- **YOUR INSTRUCTIONS**
Count the lines below that contain the word "chart" and give only that number.

- **DATASET SECTION**
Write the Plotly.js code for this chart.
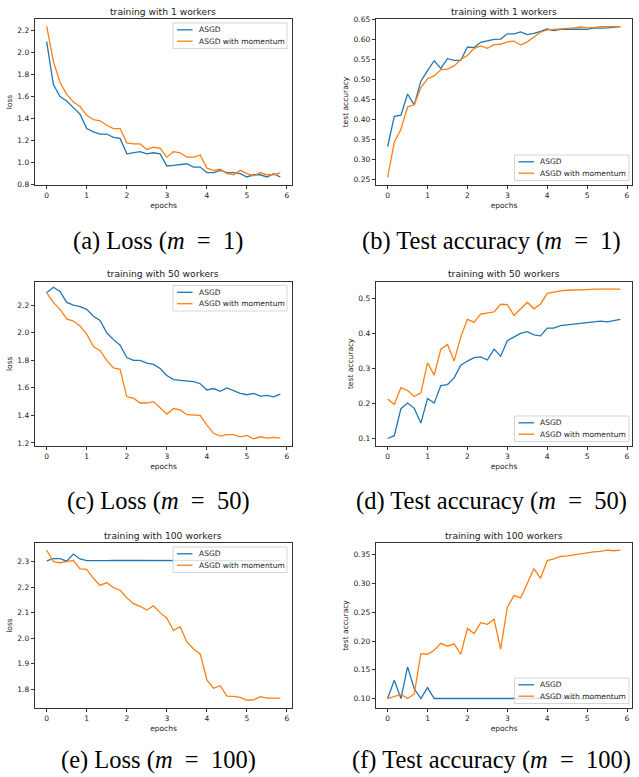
<!DOCTYPE html>
<html>
<head>
<meta charset="utf-8">
<script src="https://cdn.plot.ly/plotly-3.0.1.min.js"></script>
<style>html,body{margin:0;padding:0;background:#fff;}#chart{width:639px;height:777px;}</style>
</head>
<body>
<div id="chart"></div>
<script>
// ---- data ----
const epochs = [0,0.167,0.333,0.5,0.667,0.833,1,1.167,1.333,1.5,1.667,1.833,2,2.167,2.333,2.5,2.667,2.833,3,3.167,3.333,3.5,3.667,3.833,4,4.167,4.333,4.5,4.667,4.833,5,5.167,5.333,5.5,5.667,5.833];
const seriesNames = ["ASGD", "ASGD with momentum"];
const panelTitles = ["training with 1 workers","training with 1 workers","training with 50 workers","training with 50 workers","training with 100 workers","training with 100 workers"];
const yLabels = ["loss","test accuracy","loss","test accuracy","loss","test accuracy"];
const xLabel = "epochs";
const captions = ["(a) Loss (<i>m</i>\u2002=\u20021)","(b) Test accuracy (<i>m</i>\u2002=\u20021)","(c) Loss (<i>m</i>\u2002=\u200250)","(d) Test accuracy (<i>m</i>\u2002=\u200250)","(e) Loss (<i>m</i>\u2002=\u2002100)","(f) Test accuracy (<i>m</i>\u2002=\u2002100)"];

const loss1_asgd = [2.10,1.71,1.60,1.56,1.50,1.44,1.31,1.28,1.26,1.26,1.23,1.22,1.08,1.09,1.10,1.08,1.09,1.08,0.97,0.975,0.98,0.99,0.96,0.96,0.91,0.91,0.93,0.91,0.91,0.90,0.87,0.89,0.89,0.87,0.90,0.87];
const loss1_mom  = [2.24,1.92,1.73,1.62,1.55,1.51,1.43,1.39,1.38,1.34,1.31,1.31,1.18,1.17,1.17,1.12,1.14,1.13,1.05,1.10,1.09,1.05,1.05,1.07,0.95,0.93,0.94,0.90,0.89,0.93,0.90,0.88,0.91,0.89,0.89,0.91];
const acc1_asgd  = [0.333,0.408,0.411,0.464,0.437,0.496,0.522,0.547,0.528,0.552,0.548,0.548,0.581,0.580,0.593,0.597,0.600,0.601,0.614,0.614,0.619,0.612,0.615,0.620,0.626,0.622,0.625,0.626,0.626,0.625,0.625,0.629,0.628,0.629,0.631,0.632];
const acc1_mom   = [0.256,0.344,0.376,0.432,0.437,0.480,0.502,0.509,0.525,0.526,0.534,0.550,0.560,0.578,0.584,0.578,0.587,0.588,0.594,0.596,0.586,0.594,0.606,0.618,0.624,0.625,0.626,0.627,0.629,0.631,0.629,0.630,0.632,0.632,0.632,0.632];
const loss50_asgd = [2.29,2.33,2.30,2.22,2.20,2.19,2.17,2.12,2.09,2.00,1.95,1.91,1.82,1.80,1.80,1.78,1.77,1.74,1.69,1.66,1.655,1.65,1.645,1.63,1.585,1.595,1.575,1.60,1.58,1.56,1.55,1.56,1.54,1.545,1.535,1.555];
const loss50_mom  = [2.29,2.22,2.17,2.10,2.085,2.05,1.99,1.90,1.87,1.80,1.745,1.735,1.535,1.525,1.49,1.49,1.50,1.455,1.41,1.45,1.44,1.405,1.405,1.40,1.33,1.27,1.25,1.26,1.26,1.245,1.255,1.23,1.245,1.235,1.24,1.235];
const acc50_asgd  = [0.100,0.108,0.185,0.201,0.186,0.144,0.214,0.201,0.251,0.254,0.273,0.309,0.321,0.331,0.333,0.324,0.355,0.335,0.379,0.390,0.400,0.405,0.396,0.393,0.415,0.415,0.422,0.424,0.426,0.427,0.429,0.433,0.435,0.433,0.436,0.440];
const acc50_mom   = [0.213,0.197,0.245,0.237,0.220,0.230,0.316,0.281,0.355,0.368,0.321,0.390,0.440,0.432,0.455,0.459,0.461,0.483,0.482,0.451,0.469,0.489,0.470,0.484,0.514,0.518,0.521,0.523,0.523,0.525,0.525,0.526,0.526,0.527,0.526,0.526];
const loss100_asgd = [2.303,2.312,2.312,2.302,2.330,2.311,2.304,2.303,2.304,2.304,2.305,2.305,2.304,2.304,2.304,2.304,2.304,2.304,2.304,2.304,2.304,2.304,2.304,2.304,2.304,2.304,2.304,2.304,2.304,2.304,2.304,2.304,2.304,2.304,2.304,2.304];
const loss100_mom  = [2.345,2.300,2.296,2.300,2.305,2.272,2.270,2.235,2.207,2.218,2.198,2.188,2.158,2.135,2.125,2.110,2.127,2.100,2.078,2.030,2.045,1.985,1.957,1.938,1.836,1.803,1.813,1.772,1.771,1.767,1.756,1.757,1.770,1.764,1.764,1.764];
const acc100_asgd  = [0.100,0.132,0.100,0.155,0.117,0.100,0.119,0.100,0.100,0.100,0.100,0.100,0.100,0.100,0.100,0.100,0.100,0.100,0.100,0.100,0.100,0.100,0.100,0.100,0.100,0.100,0.100,0.100,0.100,0.100,0.100,0.100,0.100,0.100,0.100,0.100];
const acc100_mom   = [0.100,0.103,0.107,0.100,0.108,0.178,0.177,0.184,0.196,0.191,0.195,0.177,0.222,0.213,0.232,0.229,0.238,0.186,0.259,0.279,0.275,0.300,0.326,0.309,0.340,0.343,0.347,0.348,0.350,0.351,0.354,0.355,0.356,0.358,0.357,0.358];

// ---- layout helpers ----
const W = 639, H = 777;
const px = x => x / W;
const py = y => 1 - y / H;
const colors = ["#1f77b4", "#ff7f0e"];
const FONT = "DejaVu Sans";
const panels = [
  {a: loss1_asgd,  b: loss1_mom,  box:{l:35,r:292,t:19,b:185},   yr:[0.797,2.305], dt:0.2,  fmt:".1f", leg:"upper"},
  {a: acc1_asgd,   b: acc1_mom,   box:{l:376,r:632,t:19,b:185},  yr:[0.237,0.651], dt:0.05, fmt:".2f", leg:"lower"},
  {a: loss50_asgd, b: loss50_mom, box:{l:35,r:292,t:281.5,b:446},yr:[1.178,2.372], dt:0.2,  fmt:".1f", leg:"upper"},
  {a: acc50_asgd,  b: acc50_mom,  box:{l:376,r:632,t:281.5,b:446},yr:[0.0786,0.548],dt:0.1, fmt:".1f", leg:"lower"},
  {a: loss100_asgd,b: loss100_mom,box:{l:35,r:292,t:543,b:708},  yr:[1.7255,2.3735],dt:0.1, fmt:".1f", leg:"upper"},
  {a: acc100_asgd, b: acc100_mom, box:{l:376,r:632,t:543,b:708}, yr:[0.0835,0.3705],dt:0.05,fmt:".2f", leg:"lower"}
];
const captionPos = [[158,241],[491,241],[158,501],[491,501],[158,760],[491,760]];

const traces = [];
const layout = {
  width: W, height: H,
  margin: {l:0, r:0, t:0, b:0},
  paper_bgcolor: "#fff", plot_bgcolor: "#fff",
  showlegend: false,
  font: {family: FONT, size: 7.5, color: "#222"},
  annotations: [], shapes: []
};

panels.forEach((p, i) => {
  const n = i + 1;
  const xa = "x" + (n === 1 ? "" : n), ya = "y" + (n === 1 ? "" : n);
  [p.a, p.b].forEach((vals, k) => {
    traces.push({x: epochs, y: vals, type: "scatter", mode: "lines", name: seriesNames[k],
      xaxis: xa, yaxis: ya, line: {color: colors[k], width: 1.3}, hoverinfo: "skip"});
  });
  const common = {showline: true, mirror: true, linecolor: "#000", linewidth: 0.8,
    ticks: "outside", ticklen: 3.5, tickwidth: 0.8, tickcolor: "#000",
    showgrid: false, zeroline: false, automargin: false,
    tickfont: {family: FONT, size: 7.5, color: "#222"}};
  layout["xaxis" + (n === 1 ? "" : n)] = Object.assign({}, common, {
    domain: [px(p.box.l), px(p.box.r)], anchor: ya, range: [-0.2917, 6.125],
    tick0: 0, dtick: 1, title: {text: xLabel, font: {family: FONT, size: 7.5, color: "#222"}, standoff: 3}
  });
  layout["yaxis" + (n === 1 ? "" : n)] = Object.assign({}, common, {
    domain: [py(p.box.b), py(p.box.t)], anchor: xa, range: p.yr,
    tick0: 0, dtick: p.dt, tickformat: p.fmt,
    title: {text: yLabels[i], font: {family: FONT, size: 7.5, color: "#222"}, standoff: 3}
  });
  // subplot title
  layout.annotations.push({text: panelTitles[i], xref: "paper", yref: "paper",
    x: px((p.box.l + p.box.r) / 2), y: py(p.box.t - 8), xanchor: "center", yanchor: "middle",
    showarrow: false, font: {family: FONT, size: 9.2, color: "#222"}});
  // legend box
  let L, R, T;
  if (p.leg === "upper") { L = p.box.l + 138; R = p.box.r - 5; T = p.box.t + 4; }
  else { L = p.box.l + 138.5; R = p.box.r - 3; T = p.box.b - 4.5 - 25.5; }
  const B = T + 25.5;
  layout.shapes.push({type: "rect", xref: "paper", yref: "paper", x0: px(L), x1: px(R), y0: py(B), y1: py(T),
    line: {color: "#cccccc", width: 0.8}, fillcolor: "rgba(255,255,255,0.8)", layer: "above"});
  [T + 6.8, T + 18.2].forEach((yy, k) => {
    layout.shapes.push({type: "line", xref: "paper", yref: "paper", x0: px(L + 4), x1: px(L + 19.5), y0: py(yy), y1: py(yy),
      line: {color: colors[k], width: 1.3}, layer: "above"});
    layout.annotations.push({text: seriesNames[k], xref: "paper", yref: "paper", x: px(L + 23.5), y: py(yy),
      xanchor: "left", yanchor: "middle", showarrow: false, font: {family: FONT, size: 7.5, color: "#222"}});
  });
  // caption
  layout.annotations.push({text: captions[i], xref: "paper", yref: "paper",
    x: px(captionPos[i][0]), y: py(captionPos[i][1]), xanchor: "center", yanchor: "middle",
    showarrow: false, font: {family: "Liberation Serif", size: 24.5, color: "#000"}});
});

Plotly.newPlot("chart", traces, layout, {staticPlot: true, displayModeBar: false});
</script>
</body>
</html>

- **TASK ANSWER**
4